Partition Maintenance Gaps

When time-based partitioning suddenly starts dropping data on New Year's Eve.

The idea

Time-series data (like logs or metrics) grows infinitely. Instead of storing 10 years of data in one massive SQL table, we use Table Partitioning. We split the logical events table into physical sub-tables (e.g., events_jan, events_feb). This makes deleting old data instant (just DROP TABLE events_jan). But databases don't create these future sub-tables automatically! If your maintenance script fails to create the events_march partition before March 1st arrives, any new logs will be completely rejected by the database.

Step 1: The App is writing logs. The DB routes them seamlessly into the 'Oct' and 'Nov' partitions.

How it works (Pre-creation)

A Partition Maintenance Gap happens when time catches up to your database schema. The standard fix is to run a cron job that creates partitions several months in advance.
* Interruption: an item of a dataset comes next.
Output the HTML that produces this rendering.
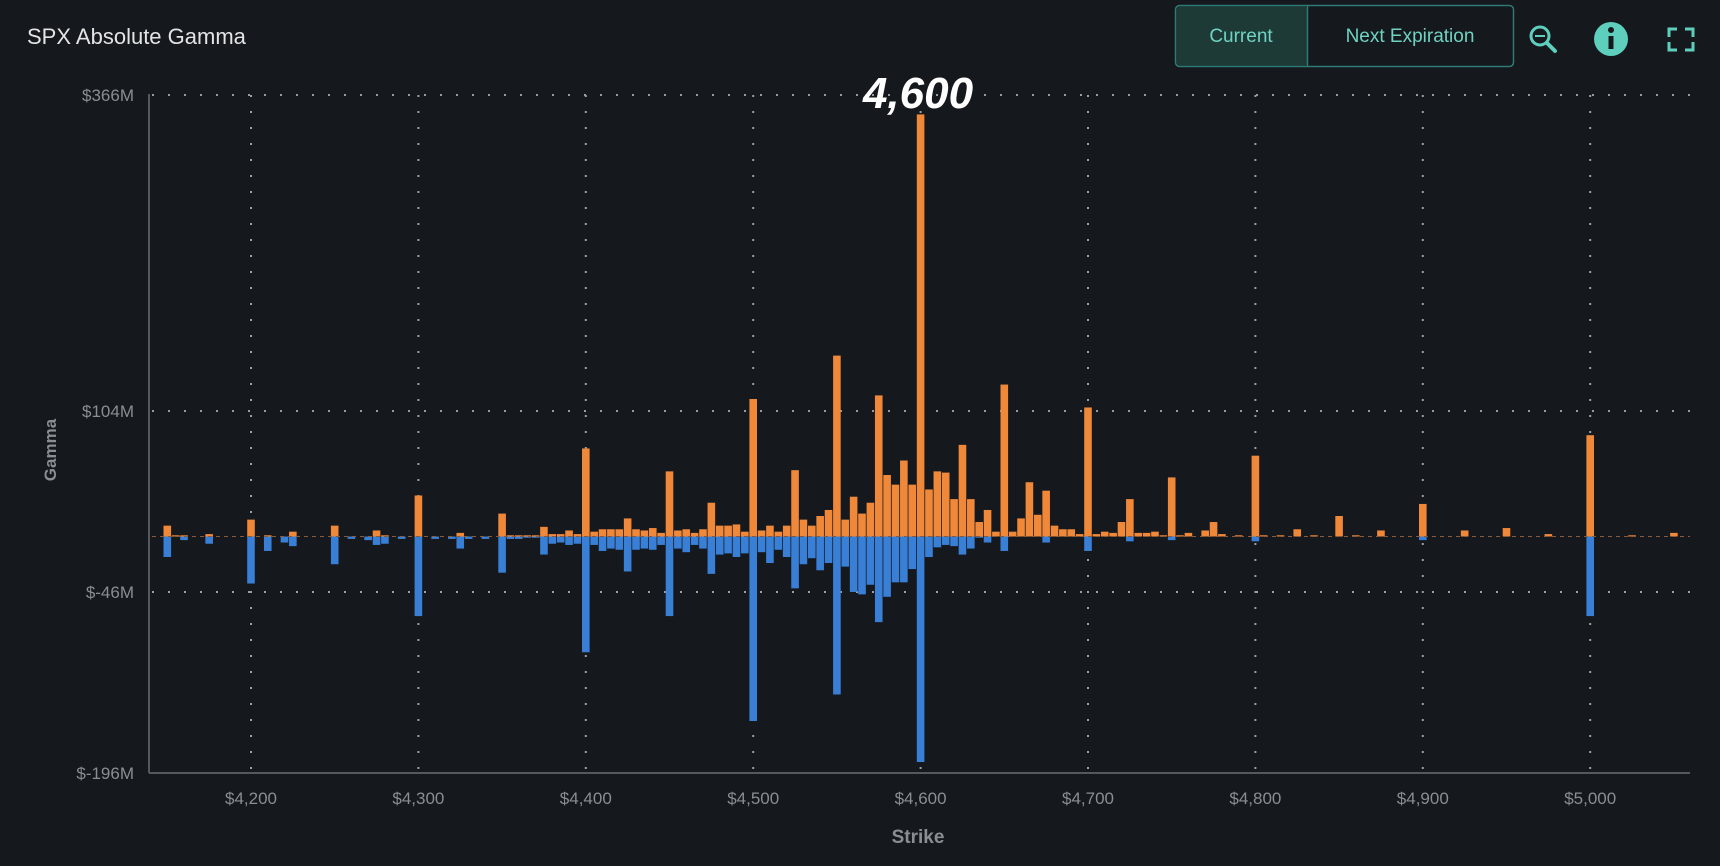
<!DOCTYPE html>
<html><head><meta charset="utf-8"><style>
html,body{margin:0;padding:0;background:#15181c;width:1720px;height:866px;overflow:hidden;font-family:"Liberation Sans",sans-serif}
</style></head><body>
<svg id="s" width="1720" height="866" xmlns="http://www.w3.org/2000/svg" style="position:absolute;left:0;top:0">
<rect width="1720" height="866" fill="#15181c"/>
<text x="27" y="44" fill="#e2e4e6" font-size="22" font-family="Liberation Sans, sans-serif">SPX Absolute Gamma</text>
<rect x="1175.5" y="5.5" width="338" height="61" rx="4" fill="#15181c" stroke="#2f7a72" stroke-width="1.5"/>
<rect x="1176.5" y="6.5" width="131" height="59" rx="3" fill="#1e3a37"/>
<line x1="1307.5" y1="6" x2="1307.5" y2="66" stroke="#2f7a72" stroke-width="1.5"/>
<text x="1241" y="42" fill="#6fd3c2" font-size="19" text-anchor="middle">Current</text>
<text x="1410" y="42" fill="#6fd3c2" font-size="19" text-anchor="middle">Next Expiration</text>
<circle cx="1540" cy="36" r="9" fill="none" stroke="#5fcfbd" stroke-width="3"/>
<line x1="1547" y1="43" x2="1555" y2="51" stroke="#5fcfbd" stroke-width="4" stroke-linecap="round"/>
<line x1="1535" y1="36" x2="1545" y2="36" stroke="#5fcfbd" stroke-width="2"/>
<circle cx="1611" cy="39" r="17" fill="#5fcfbd"/>
<rect x="1608.5" y="36" width="5" height="13" fill="#15181c"/>
<circle cx="1611" cy="30" r="3" fill="#15181c"/>
<path d="M1669 37v-8h8M1685 29h8v8M1693 42v8h-8M1677 50h-8v-8" fill="none" stroke="#5fcfbd" stroke-width="3"/>
<g id="grid" stroke="#9a9ea3" stroke-width="2" stroke-dasharray="2,14"></g>
<g id="bars"></g>
<line x1="149" y1="94" x2="149" y2="773" stroke="#55595e" stroke-width="2"/>
<line x1="149" y1="773" x2="1690" y2="773" stroke="#55595e" stroke-width="2"/>
<g fill="#8a8e93" font-size="17" text-anchor="end">
<text x="134" y="101">$366M</text>
<text x="134" y="417">$104M</text>
<text x="134" y="598">$-46M</text>
<text x="134" y="779">$-196M</text>
</g>
<g id="xl" fill="#8a8e93" font-size="17" text-anchor="middle"></g>
<text x="918" y="843" fill="#8a8e93" font-size="19" font-weight="bold" text-anchor="middle">Strike</text>
<text transform="translate(56,450) rotate(-90)" fill="#8a8e93" font-size="17" font-weight="bold" text-anchor="middle">Gamma</text>
<text x="918" y="108" fill="#ffffff" font-size="44" font-weight="bold" font-style="italic" text-anchor="middle">4,600</text>
</svg>
<script>
var ns="http://www.w3.org/2000/svg";
function X(s){return 251+(s-4200)*1.674;}
function Y(v){return 536.5-v*1.206;}
function el(p,t,a){var e=document.createElementNS(ns,t);for(var k in a)e.setAttribute(k,a[k]);p.appendChild(e);return e;}
var g=document.getElementById('grid'),b=document.getElementById('bars'),xl=document.getElementById('xl');
[95,411,592].forEach(function(y){el(g,'line',{x1:152,y1:y,x2:1690,y2:y});});
for(var s=4200;s<=5000;s+=100){var x=X(s);el(g,'line',{x1:x,y1:95,x2:x,y2:773});
 el(xl,'text',{x:x,y:804}).textContent='$'+(s/1000|0)+','+String(s%1000).padStart(3,'0');}
var P={4150:9,4155:1,4160:1,4175:2,4200:14,4210:1,4225:4,4250:9,4275:5,4280:1,4300:34,4325:3,4350:19,4355:1,4360:1,4365:1,4370:1,4375:8,4380:2,4385:2,4390:5,4395:2,4400:73,4405:4,4410:6,4415:6,4420:6,4425:15,4430:6,4435:5,4440:7,4445:3,4450:54,4455:5,4460:6,4465:3,4470:6,4475:28,4480:9,4485:9,4490:10,4495:4,4500:114,4505:5,4510:9,4515:4,4520:9,4525:55,4530:14,4535:9,4540:17,4545:22,4550:150,4555:14,4560:33,4565:19,4570:28,4575:117,4580:51,4585:43,4590:63,4595:43,4600:350,4605:39,4610:54,4615:53,4620:31,4625:76,4630:31,4635:12,4640:22,4645:4,4650:126,4655:4,4660:15,4665:45,4670:18,4675:38,4680:9,4685:6,4690:6,4695:2,4700:107,4705:2,4710:4,4715:3,4720:12,4725:31,4730:3,4735:3,4740:4,4745:1,4750:49,4755:1,4760:3,4770:5,4775:12,4780:2,4790:1,4800:67,4805:1,4815:1,4825:6,4835:1,4850:17,4860:1,4875:5,4900:27,4925:5,4950:7,4975:2,5000:84,5025:1,5050:3};
var N={4150:-17,4160:-3,4175:-6,4200:-39,4210:-12,4220:-5,4225:-8,4250:-23,4260:-2,4270:-3,4275:-7,4280:-6,4290:-2,4300:-66,4310:-2,4320:-2,4325:-10,4330:-2,4340:-2,4350:-30,4355:-2,4360:-2,4365:-1,4370:-1,4375:-15,4380:-6,4385:-5,4390:-7,4395:-6,4400:-96,4405:-7,4410:-12,4415:-10,4420:-11,4425:-29,4430:-11,4435:-10,4440:-11,4445:-7,4450:-66,4455:-10,4460:-13,4465:-7,4470:-10,4475:-31,4480:-15,4485:-14,4490:-17,4495:-14,4500:-153,4505:-13,4510:-22,4515:-11,4520:-17,4525:-43,4530:-23,4535:-18,4540:-28,4545:-22,4550:-131,4555:-25,4560:-46,4565:-48,4570:-40,4575:-71,4580:-50,4585:-38,4590:-38,4595:-27,4600:-187,4605:-17,4610:-9,4615:-7,4620:-8,4625:-15,4630:-10,4635:-1,4640:-5,4650:-12,4675:-5,4700:-12,4725:-4,4750:-3,4800:-4,4900:-3,5000:-66};
function bar(s,v,c){var x=X(s)-3.8,y0=Y(0),y=Y(v);el(b,'rect',{x:x,y:Math.min(y,y0),width:7.6,height:Math.max(Math.abs(y-y0),1),fill:c});}
for(var k in P)bar(+k,P[k],'#f0883a');
for(var k in N)bar(+k,N[k],'#3a7fd6');
el(b,'line',{x1:152,y1:Y(0),x2:1690,y2:Y(0),stroke:'#8a5a3a','stroke-width':1,'stroke-dasharray':'4,4'});
</script>
</body></html>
If the cron job breaks, you have a multi-month buffer to notice and fix it before you actually hit the gap.

-- Manual partition creation in PostgreSQL
-- If this isn't run before March 1st, writes will FAIL!
CREATE TABLE events_march PARTITION OF events
    FOR VALUES FROM ('2026-03-01') TO ('2026-04-01');

-- The pg_partman extension automates this safely:
SELECT partman.create_parent(
    'public.events', 
    'created_at', 
    'native', 
    'monthly',
    p_premake := 3  -- ALWAYS premake 3 months into the future!
);

Cost

Having 1,000 partitions for a single table can slow down the query planner, as it has to evaluate which partitions to scan. Creating partitions too far into the future wastes catalog space. Usually, creating 3 to 6 months of future partitions strikes the right balance between safety buffer and planner overhead.